Return the listing below exactly, with the pictures dropped.

## Begin The input

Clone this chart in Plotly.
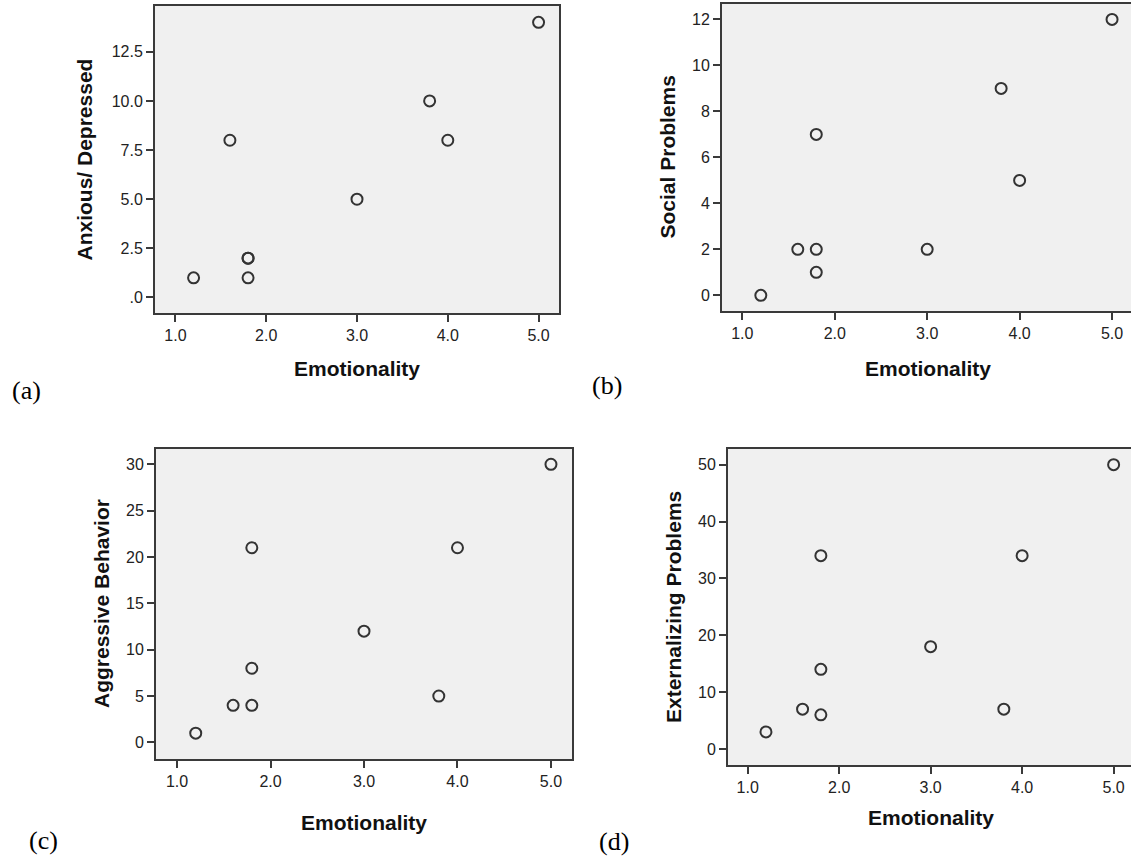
import plotly.graph_objects as go

# ---- data ----
emotionality = [1.2, 1.6, 1.8, 1.8, 1.8, 3.0, 3.8, 4.0, 5.0]
anxious_depressed = [1, 8, 2, 2, 1, 5, 10, 8, 14]
social_problems = [0, 2, 2, 1, 7, 2, 9, 5, 12]
aggressive_behavior = [1, 4, 4, 8, 21, 12, 5, 21, 30]
externalizing_problems = [3, 7, 6, 14, 34, 18, 7, 34, 50]

x_ticks = [1.0, 2.0, 3.0, 4.0, 5.0]
x_ticktext = ["1.0", "2.0", "3.0", "4.0", "5.0"]
a_ticks = [0, 2.5, 5.0, 7.5, 10.0, 12.5]
a_ticktext = [".0", "2.5", "5.0", "7.5", "10.0", "12.5"]
b_ticks = [0, 2, 4, 6, 8, 10, 12]
c_ticks = [0, 5, 10, 15, 20, 25, 30]
d_ticks = [0, 10, 20, 30, 40, 50]

x_title = "Emotionality"
y_titles = ["Anxious/ Depressed", "Social Problems", "Aggressive Behavior", "Externalizing Problems"]
panel_labels = ["(a)", "(b)", "(c)", "(d)"]

W, H = 1131, 862
# panel boxes in pixels: (left, right, top, bottom)
boxes = [(155, 559, 6, 313), (722, 1131, 4, 311), (156, 572, 449, 759), (728, 1131, 449, 765)]
x_ranges = [[0.775, 5.225], [0.78, 5.205], [0.775, 5.225], [0.785, 5.19]]
y_ranges = [[-0.79, 14.83], [-0.68, 12.67], [-1.79, 31.65], [-2.82, 52.76]]
y_series = [anxious_depressed, social_problems, aggressive_behavior, externalizing_problems]
y_tickvals = [a_ticks, b_ticks, c_ticks, d_ticks]
y_ticktexts = [a_ticktext, [str(v) for v in b_ticks], [str(v) for v in c_ticks], [str(v) for v in d_ticks]]
right_border = [True, False, True, False]

label_pos = [(26, 390), (607, 386), (43, 840), (614, 841)]

AX = "#3a3a3a"
TICKFONT = dict(family="Arial, Liberation Sans, sans-serif", size=16, color="#222")
TITLEFONT_X = dict(family="Arial, Liberation Sans, sans-serif", size=21, color="#111")
TITLEFONT_Y = dict(family="Arial, Liberation Sans, sans-serif", size=21, color="#111")

fig = go.Figure()
layout = dict(width=W, height=H, margin=dict(l=0, r=0, t=0, b=0),
              paper_bgcolor="white", plot_bgcolor="#f0f0f0", showlegend=False)
annotations = []

for i in range(4):
    n = "" if i == 0 else str(i + 1)
    l, r, t, b = boxes[i]
    xd = [l / W, min(r / W, 1.0)]
    yd = [1 - b / H, 1 - t / H]
    fig.add_trace(go.Scatter(
        x=emotionality, y=y_series[i], mode="markers",
        xaxis="x" + n, yaxis="y" + n,
        marker=dict(symbol="circle-open", size=11, color="#333", line=dict(width=2, color="#333")),
        cliponaxis=False,
    ))
    layout["xaxis" + n] = dict(
        domain=xd, range=x_ranges[i], anchor="y" + n,
        tickvals=x_ticks, ticktext=x_ticktext, ticks="outside", ticklen=7, tickwidth=1.5, tickcolor=AX,
        showline=True, linecolor=AX, linewidth=2, mirror=True,
        showgrid=False, zeroline=False, tickfont=TICKFONT, ticklabelstandoff=0,
    )
    layout["yaxis" + n] = dict(
        domain=yd, range=y_ranges[i], anchor="x" + n,
        tickvals=y_tickvals[i], ticktext=y_ticktexts[i], ticks="outside", ticklen=7, tickwidth=1.5, tickcolor=AX,
        showline=True, linecolor=AX, linewidth=2, mirror=right_border[i],
        showgrid=False, zeroline=False, tickfont=TICKFONT, ticklabelstandoff=0,
    )
    # x title
    cx = (l + min(r, W)) / 2 if i in (0, 2) else (l + r + 3) / 2
    xt_y = 368 if i < 2 else (822 if i == 2 else 817)
    annotations.append(dict(text="<b>" + x_title + "</b>", xref="paper", yref="paper",
                            x=cx / W, y=1 - xt_y / H, xanchor="center", yanchor="middle",
                            showarrow=False, font=TITLEFONT_X))
    # y title
    yt_x = [84, 667, 101, 673][i]
    annotations.append(dict(text="<b>" + y_titles[i] + "</b>", xref="paper", yref="paper",
                            x=yt_x / W, y=1 - ((t + b) / 2) / H, xanchor="center", yanchor="middle",
                            textangle=-90, showarrow=False, font=TITLEFONT_Y))
    # panel label
    px, py = label_pos[i]
    annotations.append(dict(text=panel_labels[i], xref="paper", yref="paper",
                            x=px / W, y=1 - py / H, xanchor="center", yanchor="middle",
                            showarrow=False,
                            font=dict(family="Times New Roman, Liberation Serif, serif", size=26, color="#000")))

layout["annotations"] = annotations
fig.update_layout(**layout)
fig.write_html(
    "out.html",
    config={"displayModeBar": False},
    post_script="document.body.style.margin='0';document.documentElement.style.overflow='hidden';",
)
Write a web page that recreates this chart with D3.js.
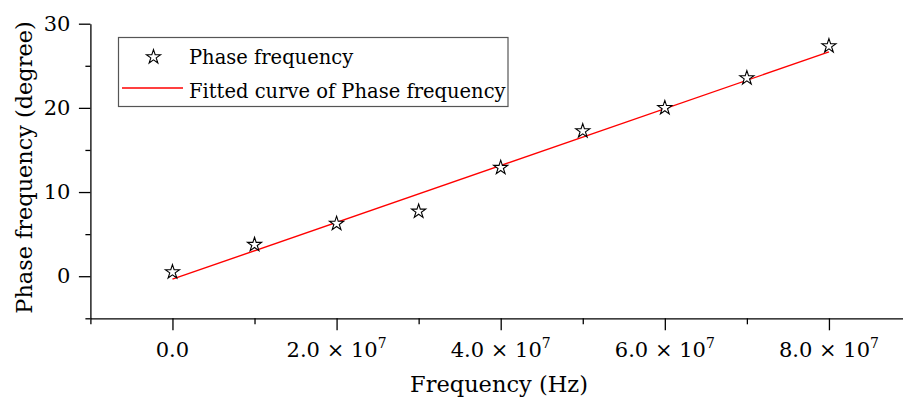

## End The input

=== In response ===
Clone this chart in Plotly.
import plotly.graph_objects as go

# ---- data ----
emotionality = [1.2, 1.6, 1.8, 1.8, 1.8, 3.0, 3.8, 4.0, 5.0]
anxious_depressed = [1, 8, 2, 2, 1, 5, 10, 8, 14]
social_problems = [0, 2, 2, 1, 7, 2, 9, 5, 12]
aggressive_behavior = [1, 4, 4, 8, 21, 12, 5, 21, 30]
externalizing_problems = [3, 7, 6, 14, 34, 18, 7, 34, 50]

x_ticks = [1.0, 2.0, 3.0, 4.0, 5.0]
x_ticktext = ["1.0", "2.0", "3.0", "4.0", "5.0"]
a_ticks = [0, 2.5, 5.0, 7.5, 10.0, 12.5]
a_ticktext = [".0", "2.5", "5.0", "7.5", "10.0", "12.5"]
b_ticks = [0, 2, 4, 6, 8, 10, 12]
c_ticks = [0, 5, 10, 15, 20, 25, 30]
d_ticks = [0, 10, 20, 30, 40, 50]

x_title = "Emotionality"
y_titles = ["Anxious/ Depressed", "Social Problems", "Aggressive Behavior", "Externalizing Problems"]
panel_labels = ["(a)", "(b)", "(c)", "(d)"]

W, H = 1131, 862
# panel boxes in pixels: (left, right, top, bottom)
boxes = [(155, 559, 6, 313), (722, 1131, 4, 311), (156, 572, 449, 759), (728, 1131, 449, 765)]
x_ranges = [[0.775, 5.225], [0.78, 5.205], [0.775, 5.225], [0.785, 5.19]]
y_ranges = [[-0.79, 14.83], [-0.68, 12.67], [-1.79, 31.65], [-2.82, 52.76]]
y_series = [anxious_depressed, social_problems, aggressive_behavior, externalizing_problems]
y_tickvals = [a_ticks, b_ticks, c_ticks, d_ticks]
y_ticktexts = [a_ticktext, [str(v) for v in b_ticks], [str(v) for v in c_ticks], [str(v) for v in d_ticks]]
right_border = [True, False, True, False]

label_pos = [(26, 390), (607, 386), (43, 840), (614, 841)]

AX = "#3a3a3a"
TICKFONT = dict(family="Arial, Liberation Sans, sans-serif", size=16, color="#222")
TITLEFONT_X = dict(family="Arial, Liberation Sans, sans-serif", size=21, color="#111")
TITLEFONT_Y = dict(family="Arial, Liberation Sans, sans-serif", size=21, color="#111")

fig = go.Figure()
layout = dict(width=W, height=H, margin=dict(l=0, r=0, t=0, b=0),
              paper_bgcolor="white", plot_bgcolor="#f0f0f0", showlegend=False)
annotations = []

for i in range(4):
    n = "" if i == 0 else str(i + 1)
    l, r, t, b = boxes[i]
    xd = [l / W, min(r / W, 1.0)]
    yd = [1 - b / H, 1 - t / H]
    fig.add_trace(go.Scatter(
        x=emotionality, y=y_series[i], mode="markers",
        xaxis="x" + n, yaxis="y" + n,
        marker=dict(symbol="circle-open", size=11, color="#333", line=dict(width=2, color="#333")),
        cliponaxis=False,
    ))
    layout["xaxis" + n] = dict(
        domain=xd, range=x_ranges[i], anchor="y" + n,
        tickvals=x_ticks, ticktext=x_ticktext, ticks="outside", ticklen=7, tickwidth=1.5, tickcolor=AX,
        showline=True, linecolor=AX, linewidth=2, mirror=True,
        showgrid=False, zeroline=False, tickfont=TICKFONT, ticklabelstandoff=0,
    )
    layout["yaxis" + n] = dict(
        domain=yd, range=y_ranges[i], anchor="x" + n,
        tickvals=y_tickvals[i], ticktext=y_ticktexts[i], ticks="outside", ticklen=7, tickwidth=1.5, tickcolor=AX,
        showline=True, linecolor=AX, linewidth=2, mirror=right_border[i],
        showgrid=False, zeroline=False, tickfont=TICKFONT, ticklabelstandoff=0,
    )
    # x title
    cx = (l + min(r, W)) / 2 if i in (0, 2) else (l + r + 3) / 2
    xt_y = 368 if i < 2 else (822 if i == 2 else 817)
    annotations.append(dict(text="<b>" + x_title + "</b>", xref="paper", yref="paper",
                            x=cx / W, y=1 - xt_y / H, xanchor="center", yanchor="middle",
                            showarrow=False, font=TITLEFONT_X))
    # y title
    yt_x = [84, 667, 101, 673][i]
    annotations.append(dict(text="<b>" + y_titles[i] + "</b>", xref="paper", yref="paper",
                            x=yt_x / W, y=1 - ((t + b) / 2) / H, xanchor="center", yanchor="middle",
                            textangle=-90, showarrow=False, font=TITLEFONT_Y))
    # panel label
    px, py = label_pos[i]
    annotations.append(dict(text=panel_labels[i], xref="paper", yref="paper",
                            x=px / W, y=1 - py / H, xanchor="center", yanchor="middle",
                            showarrow=False,
                            font=dict(family="Times New Roman, Liberation Serif, serif", size=26, color="#000")))

layout["annotations"] = annotations
fig.update_layout(**layout)
fig.write_html(
    "out.html",
    config={"displayModeBar": False},
    post_script="document.body.style.margin='0';document.documentElement.style.overflow='hidden';",
)
Write a web page that recreates this chart with D3.js.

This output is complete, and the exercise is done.